[PROBLEM]
Omit every picture, and retype the lines that run from the beginning of the data below through the line containing "import * as", inclusive.

[MATERIAL]
══════════════════════════════

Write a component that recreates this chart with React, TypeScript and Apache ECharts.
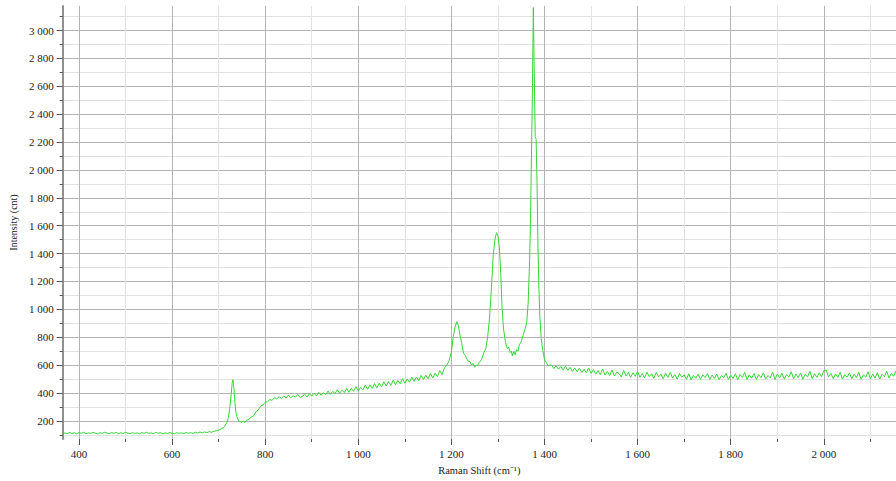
import React, { useEffect, useRef } from "react";
import * as echarts from "echarts";

// Raman shift (cm^-1) and intensity (cnt)
const baseShift = [365, 370, 375, 380, 385, 390, 395, 400, 405, 410, 415, 420, 425, 430, 435, 440, 445, 450, 455, 460, 465, 470, 475, 480, 485, 490, 495, 500, 505, 510, 515, 520, 525, 530, 535, 540, 545, 550, 555, 560, 565, 570, 575, 580, 585, 590, 595, 600, 605, 610, 615, 620, 625, 630, 635, 640, 645, 650, 655, 660, 665, 670, 675, 680, 685, 690];
const baseInt = [106, 113, 109, 117, 110, 114, 107, 116, 111, 118, 108, 114, 110, 117, 112, 107, 115, 110, 118, 113, 108, 116, 111, 117, 107, 114, 110, 118, 112, 108, 115, 110, 114, 107, 116, 111, 118, 110, 114, 108, 117, 111, 115, 107, 114, 110, 116, 111, 108, 115, 110, 114, 108, 116, 111, 115, 110, 118, 113, 120, 114, 121, 116, 123, 118, 126];

const bandShift = [695, 700, 705, 710, 714, 718, 721, 724, 727, 729, 731, 733, 735, 737, 740, 743, 746, 750, 753, 756, 760, 765, 770, 775, 780, 785, 790, 795, 800];
const bandInt = [128, 132, 142, 150, 167, 190, 225, 290, 390, 470, 495, 430, 330, 265, 222, 200, 195, 190, 201, 188, 205, 210, 228, 236, 265, 278, 305, 314, 333];

const rampShift = [805, 810, 815, 820, 825, 830, 835, 840, 845, 850, 855, 860, 865, 870, 875, 880, 885, 890, 895, 900, 905, 910, 915, 920, 925, 930, 935, 940, 945, 950, 955, 960, 965, 970, 975, 980, 985, 990, 995, 1000, 1005, 1010, 1015, 1020, 1025, 1030, 1035, 1040, 1045, 1050, 1055, 1060, 1065, 1070, 1075, 1080, 1085, 1090, 1095, 1100, 1105, 1110, 1115, 1120, 1125, 1130, 1135, 1140, 1145, 1150, 1155, 1160, 1165, 1170, 1175, 1180, 1185];
const rampInt = [338, 352, 348, 366, 358, 374, 360, 379, 364, 384, 366, 380, 370, 390, 368, 376, 392, 371, 395, 378, 399, 380, 405, 384, 402, 388, 414, 390, 412, 396, 424, 398, 420, 403, 432, 405, 434, 411, 445, 416, 440, 422, 456, 426, 458, 433, 468, 437, 470, 444, 480, 450, 482, 455, 492, 460, 490, 466, 503, 470, 500, 478, 514, 483, 515, 489, 526, 496, 528, 502, 540, 508, 542, 518, 560, 532, 580];

const peakShift = [1190, 1195, 1200, 1204, 1208, 1212, 1215, 1218, 1222, 1226, 1230, 1235, 1240, 1243, 1246, 1250, 1253, 1256, 1260, 1265, 1270, 1274, 1278, 1282, 1286, 1290, 1294, 1297, 1300, 1303, 1306, 1309, 1312, 1316, 1320, 1323, 1326, 1329, 1331, 1334, 1337, 1340, 1343, 1346, 1350, 1354, 1358, 1362, 1365, 1368, 1370, 1372, 1374, 1376, 1378, 1380, 1382, 1384, 1386, 1388, 1390, 1393, 1396, 1400, 1404, 1408, 1410];
const peakInt = [598, 632, 695, 805, 875, 912, 885, 822, 760, 685, 668, 632, 625, 600, 612, 585, 600, 596, 620, 642, 690, 718, 805, 945, 1155, 1395, 1510, 1550, 1525, 1450, 1255, 1005, 858, 768, 718, 730, 690, 700, 665, 698, 675, 712, 700, 745, 768, 815, 855, 910, 1050, 1350, 1650, 2100, 2550, 3165, 2700, 2240, 2220, 1900, 1450, 1150, 950, 790, 712, 640, 618, 592, 600];

const tailShift = [1415, 1420, 1425, 1430, 1435, 1440, 1445, 1450, 1455, 1460, 1465, 1470, 1475, 1480, 1485, 1490, 1495, 1500, 1505, 1510, 1515, 1520, 1525, 1530, 1535, 1540, 1545, 1550, 1555, 1560, 1565, 1570, 1575, 1580, 1585, 1590, 1595, 1600, 1605, 1610, 1615, 1620, 1625, 1630, 1635, 1640, 1645, 1650, 1655, 1660, 1665, 1670, 1675, 1680, 1685, 1690, 1695, 1700, 1705, 1710, 1715, 1720, 1725, 1730, 1735, 1740, 1745, 1750, 1755, 1760, 1765, 1770, 1775, 1780, 1785, 1790, 1795, 1800, 1805, 1810, 1815, 1820, 1825, 1830, 1835, 1840, 1845, 1850, 1855, 1860, 1865, 1870, 1875, 1880, 1885, 1890, 1895, 1900, 1905, 1910, 1915, 1920, 1925, 1930, 1935, 1940, 1945, 1950, 1955, 1960, 1965, 1970, 1975, 1980, 1985, 1990, 1995, 2000, 2005, 2010, 2015, 2020, 2025, 2030, 2035, 2040, 2045, 2050, 2055, 2060, 2065, 2070, 2075, 2080, 2085, 2090, 2095, 2100, 2105, 2110, 2115, 2120, 2125, 2130, 2135, 2140, 2145, 2150, 2155];
const tailInt = [600, 575, 595, 570, 590, 565, 592, 562, 584, 555, 580, 552, 578, 548, 570, 545, 580, 540, 568, 535, 562, 532, 572, 528, 555, 525, 565, 522, 550, 540, 515, 562, 522, 548, 512, 545, 520, 555, 512, 540, 508, 550, 518, 538, 505, 548, 515, 535, 502, 542, 512, 548, 508, 532, 500, 540, 514, 530, 498, 538, 495, 525, 505, 536, 498, 530, 510, 540, 498, 528, 505, 535, 495, 525, 510, 540, 497, 528, 505, 538, 494, 532, 512, 548, 496, 530, 506, 540, 498, 532, 510, 545, 500, 526, 508, 550, 496, 536, 508, 542, 500, 532, 514, 552, 502, 536, 510, 544, 498, 534, 515, 556, 503, 538, 512, 545, 518, 560, 565, 515, 540, 504, 536, 512, 548, 500, 532, 514, 544, 502, 535, 510, 548, 498, 530, 514, 552, 502, 536, 508, 546, 500, 534, 516, 556, 508, 540, 520, 560];

// Axis ticks
const xMajorTicks = [400, 600, 800, 1000, 1200, 1400, 1600, 1800, 2000];
const xMinorTicks = [500, 700, 900, 1100, 1300, 1500, 1700, 1900, 2100];
const yMajorTicks = [200, 400, 600, 800, 1000, 1200, 1400, 1600, 1800, 2000, 2200, 2400, 2600, 2800, 3000];
const yMinorTicks = [100, 300, 500, 700, 900, 1100, 1300, 1500, 1700, 1900, 2100, 2300, 2500, 2700, 2900, 3100];

const X_MIN = 365;
const X_MAX = 2155;
const Y_MIN = 70;
const Y_MAX = 3176;

const fmt = (v: number) => {
  if (v >= 1000) {
    const th = Math.floor(v / 1000);
    const rest = String(v % 1000).padStart(3, "0");
    return `${th} ${rest}`;
  }
  return String(v);
};

const FONT = "'Liberation Serif', 'Times New Roman', serif";

export default function App() {
  const ref = useRef<HTMLDivElement>(null);

  useEffect(() => {
    if (!ref.current) return;
    const chart = echarts.init(ref.current, undefined, { renderer: "svg" });

    const shifts = [...baseShift, ...bandShift, ...rampShift, ...peakShift, ...tailShift];
    const ints = [...baseInt, ...bandInt, ...rampInt, ...peakInt, ...tailInt];
    const data = shifts.map((s, i) => [s, ints[i]]);

    const tickColor = "#555555";

    chart.setOption({
      animation: false,
      backgroundColor: "#ffffff",
      grid: { left: 62, right: 0, top: 6, bottom: 34, containLabel: false },
      xAxis: [
        {
          type: "value",
          position: "bottom",
          min: X_MIN,
          max: X_MAX,
          axisLine: { show: false, onZero: false },
          axisTick: { show: true, customValues: xMajorTicks, length: 6, lineStyle: { color: tickColor } },
          axisLabel: {
            customValues: xMajorTicks,
            formatter: fmt,
            margin: 9,
            color: "#222222",
            fontFamily: FONT,
            fontSize: 11,
          },
          splitLine: { show: true, lineStyle: { color: "#b3b3b3", width: 1 } },
          name: "Raman Shift (cm⁻¹)",
          nameLocation: "middle",
          nameGap: 26,
          nameTextStyle: { color: "#222222", fontFamily: FONT, fontSize: 10.5 },
        },
        {
          type: "value",
          position: "bottom",
          min: X_MIN,
          max: X_MAX,
          axisLine: { show: false, onZero: false },
          axisTick: { show: true, customValues: xMinorTicks, length: 3, lineStyle: { color: tickColor } },
          axisLabel: { show: false, customValues: xMinorTicks },
          splitLine: { show: true, lineStyle: { color: "#e2e2e2", width: 1 } },
        },
      ],
      yAxis: [
        {
          type: "value",
          position: "left",
          min: Y_MIN,
          max: Y_MAX,
          axisLine: { show: true, onZero: false, lineStyle: { color: "#8f8f8f", width: 2 } },
          axisTick: { show: true, customValues: yMajorTicks, length: 6, lineStyle: { color: tickColor } },
          axisLabel: {
            customValues: yMajorTicks,
            formatter: fmt,
            margin: 9,
            color: "#222222",
            fontFamily: FONT,
            fontSize: 11,
          },
          splitLine: { show: true, lineStyle: { color: "#b3b3b3", width: 1 } },
          name: "Intensity (cnt)",
          nameLocation: "middle",
          nameGap: 41,
          nameTextStyle: { color: "#222222", fontFamily: FONT, fontSize: 10 },
        },
        {
          type: "value",
          position: "left",
          min: Y_MIN,
          max: Y_MAX,
          axisLine: { show: false, onZero: false },
          axisTick: { show: true, customValues: yMinorTicks, length: 3, lineStyle: { color: tickColor } },
          axisLabel: { show: false, customValues: yMinorTicks },
          splitLine: { show: true, lineStyle: { color: "#e2e2e2", width: 1 } },
        },
      ],
      series: [
        {
          type: "line",
          xAxisIndex: 0,
          yAxisIndex: 0,
          data,
          showSymbol: false,
          symbol: "none",
          lineStyle: { color: "#36d636", width: 1 },
          z: 5,
        },
      ],
    });

    return () => chart.dispose();
  }, []);

  return (
    <div
      ref={ref}
      style={{ position: "fixed", left: 0, top: 0, width: 896, height: 481, background: "#fff" }}
    />
  );
}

══════════════════════════════

[RESPONSE]
Write a component that recreates this chart with React, TypeScript and Apache ECharts.
import React, { useEffect, useRef } from "react";
import * as echarts from "echarts";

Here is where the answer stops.